Comment aujourd’hui faire de cette intranquillité du psychanalyste J. Lacan notre boussole, pour l’action lacanienne, pour la construction toujours à refaire d’une École que l’Autre social pousse à être le refuge de ceux dont le métier impossible menace la volonté du maître de le laisser jouir en paix ?
Pour cela, nous devons témoigner publiquement encore et encore, avec J. Lacan, de ce qui fait la pertinence et l’efficace de la psychanalyse pour traiter le malaise qui submerge toutes les sociétés qui aspirent, coûte que coûte, à la tranquillité. Les dictatures veulent assurer la tranquillité des peuples, la globalisation économique aussi, la technocratie le fait à coups de règlements et pourtant, ce n’est qu’intranquillité qui en advient, celle du symptôme. La psychanalyse, à en faire son moteur, demeure radicalement contemporaine.
[1] Pessoa F., Le Livre de l’intranquillité, Paris, Christian Bourgeois éditeur, 2011.
[2] Sénèque, De la constance du sage, suivi de De la tranquillité de l’âme, Paris, Gallimard, 2016.

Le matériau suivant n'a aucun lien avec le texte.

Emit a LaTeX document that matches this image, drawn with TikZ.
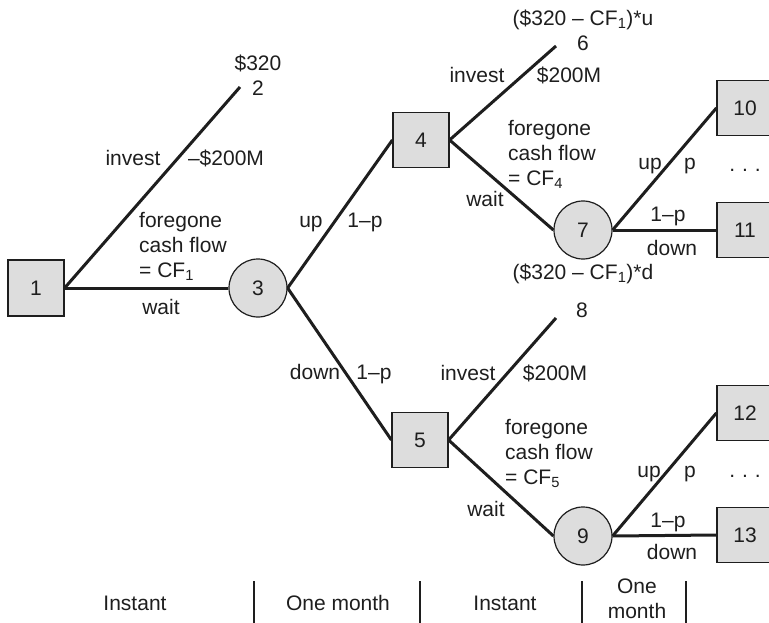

[3] « Otium cum dignitate » est une expression latine attribuée à Cicéron et qui signifie « La paix avec dignité » ou « Noble oisiveté ». Cf. Cicéron, La République. Le Destin, Paris, Gallimard, 1994.
[4] Cf. Miller J.-A., « L’orientation lacanienne. L’Un-tout-seul », enseignement prononcé dans le cadre du département de psychanalyse de l’université Paris VIII, cours du 19 janvier 2011, publié sous le titre « Progrès en psychanalyse assez lents », La Cause freudienne, n°78, juin 2011, p. 151-164 pour ce premier cours.
[*] Ce texte est initialement paru dans Le Point du Jour, n°21, 22 janvier 2011, p. 5-6, version relue par l’auteur.